In the 1788–89 presidential election, he received 6 electoral votes from his home state, Maryland.

On September 24, 1789, President George Washington nominated Harrison as an associate justice on the newly established United States Supreme Court. The United States Senate confirmed his appointment two days later. Harrison declined the appointment, citing familial responsibilities and his health as two prime reasons.

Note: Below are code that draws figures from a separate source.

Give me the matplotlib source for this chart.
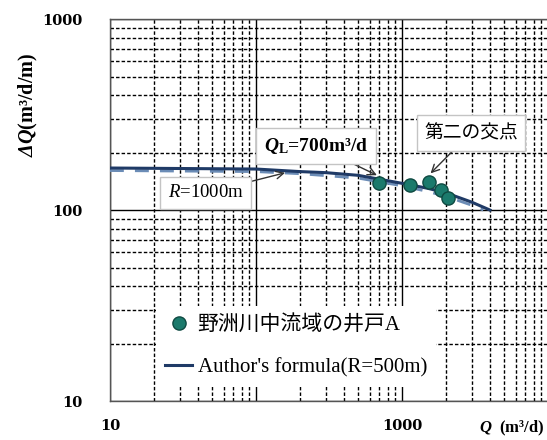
import matplotlib
matplotlib.use("Agg")
import matplotlib.pyplot as plt
import numpy as np

# ── data ──────────────────────────────────────────────────────────────────────
well_q = [690, 1140, 1530, 1850, 2060]          # Q (m3/d)
well_dq = [138, 135, 140, 127, 116]              # dQ (m3/d/m)

formula_q = [10, 100, 200, 300, 500, 1000, 1500, 2000, 3000, 4000]
formula_dq = [166, 164, 159, 157, 152, 138, 130, 123, 110, 100]   # R=500m

r1000_q = [10, 100, 200, 500, 1000, 1500, 2000, 3000, 3600]
r1000_dq = [161, 159, 155, 147, 134, 125, 118, 106, 100]         # R=1000m

x_ticks = [10, 100, 1000, 10000]
x_tick_labels = ["10", "", "1000", ""]
y_ticks = [10, 100, 1000]
y_tick_labels = ["10", "100", "1000"]

# ── fonts ─────────────────────────────────────────────────────────────────────
plt.rcParams["mathtext.fontset"] = "custom"
plt.rcParams["mathtext.rm"] = "Liberation Serif"
plt.rcParams["mathtext.it"] = "Liberation Serif:italic"
plt.rcParams["mathtext.bf"] = "Liberation Serif:bold"
plt.rcParams["mathtext.bfit"] = "Liberation Serif:bold:italic"
serif = "Liberation Serif"
cjk = ["Liberation Serif", "Noto Sans CJK JP"]

# ── plot ──────────────────────────────────────────────────────────────────────
fig = plt.figure(figsize=(5.47, 4.40), dpi=100)
ax = fig.add_axes([0.201, 0.0886, 0.801, 0.868])
ax.set_xscale("log")
ax.set_yscale("log")
ax.set_xlim(10, 10000)
ax.set_ylim(10, 1000)

ax.grid(True, which="major", color="black", lw=1.0, ls="-")
ax.grid(True, which="minor", color="black", lw=1.0, ls=(0, (2.5, 1.5)))
ax.tick_params(which="both", length=0)
for sp in ax.spines.values():
    sp.set_color("#555555")
    sp.set_linewidth(1.0)

ax.set_xticks(x_ticks)
ax.set_xticklabels(x_tick_labels, family="DejaVu Serif", fontweight="bold",
                   fontsize=10.5)
ax.set_yticks(y_ticks)
ax.set_yticklabels(y_tick_labels, family="DejaVu Serif", fontweight="bold",
                   fontsize=10.5)
ax.tick_params(axis="x", pad=13)
ax.tick_params(axis="y", pad=20)

ax.plot(r1000_q, r1000_dq, color="#6b8cb6", lw=2.0, ls=(0, (5, 4)), zorder=3)
ax.plot(formula_q, formula_dq, color="#1f3a66", lw=2.2, zorder=3,
        label="Author's formula(R=500m)")
ax.plot(well_q, well_dq, ls="none", marker="o", ms=9.5, mfc="#1b7a6c",
        mec="#0f4a42", mew=1.0, zorder=4, label="野洲川中流域の井戸A")

h, l = ax.get_legend_handles_labels()
leg = ax.legend(h[::-1], l[::-1], loc="lower left",
                bbox_to_anchor=(0.105, 0.037), borderaxespad=0,
                prop={"family": cjk, "size": 15}, frameon=True,
                facecolor="white", edgecolor="none", framealpha=1,
                fancybox=False, borderpad=0.45, labelspacing=1.1,
                handlelength=1.3, handletextpad=0.25)

box = dict(boxstyle="square,pad=0.4", fc="white", ec="#c4c4c4", lw=1.0)
arrow = dict(arrowstyle="->", color="#333333", lw=1.0, shrinkA=0, shrinkB=2)

ax.annotate(r"$\mathbfit{Q}_{\mathbf{L}}$=700m³/d", xy=(700, 150),
            xycoords="data", xytext=(0.47, 0.668), textcoords="axes fraction",
            ha="center", va="center", family=serif, fontweight="bold",
            fontsize=14, bbox=box, arrowprops=arrow, zorder=5)
ax.annotate("第二の交点", xy=(1520, 152), xycoords="data",
            xytext=(0.824, 0.703), textcoords="axes fraction",
            ha="center", va="center", family=["Noto Sans CJK JP"],
            fontsize=13.5, bbox=box, arrowprops=arrow, zorder=5)
ax.annotate(r"$\mathit{R}$=1000m", xy=(165, 158), xycoords="data",
            xytext=(0.219, 0.545), textcoords="axes fraction",
            ha="center", va="center", family=serif, fontsize=13.5,
            bbox=box, arrowprops=arrow, zorder=5)

ax.text(-0.187, 0.775, r"$\mathbfit{\Delta Q}$(m³/d/m)", transform=ax.transAxes,
        rotation=90, ha="center", va="center", family=serif,
        fontweight="bold", fontsize=14.5)
fig.text(512 / 547, 1 - 428 / 440, r"$\mathbfit{Q}$  (m³/d)", ha="center",
         va="center", family=serif, fontweight="bold", fontsize=12)

fig.savefig("out.png", dpi=100)
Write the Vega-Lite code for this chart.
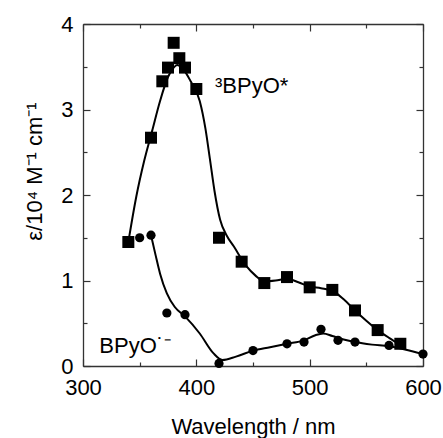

Washington and Hamilton urged Harrison to reconsider. Washington's friend Dr. James Craik urged him to send Harrison a personal appeal, believing "A Letter from you…would I am convinced act more powerfully upon him than all the Anodynes in an Apothecarys Shop". Harrison agreed to accept, and began the trip to New York City, then the temporary national capital. His health worsened, and he returned home to Bladensburg, Maryland. In a January 21, 1790 letter to Washington, Harrison informed Washington that he was unable to make the trip and again declined the appointment. Washington appointed James Iredell in his position.

==Personal life and legacy==
Harrison's first wife was Sarah Johnston, a daughter of George Johnston Sr. (d. 1766), a prominent Virginia attorney and political leader. After her death, he married Grace Dent of Charles County, Maryland.

Harrison died at his home in Charles County on April 2, 1790. His burial location is not known.

The Maryland Historical Magazine dubbed Harrison "A Lost Man of Maryland" in the title of their segment about him in a magazine published in 1940, and the Baltimore Sun dubbed him a "lost hero of the Revolutionary era". This is in reference to the fact Harrison is largely unknown and forgotten amongst the general public.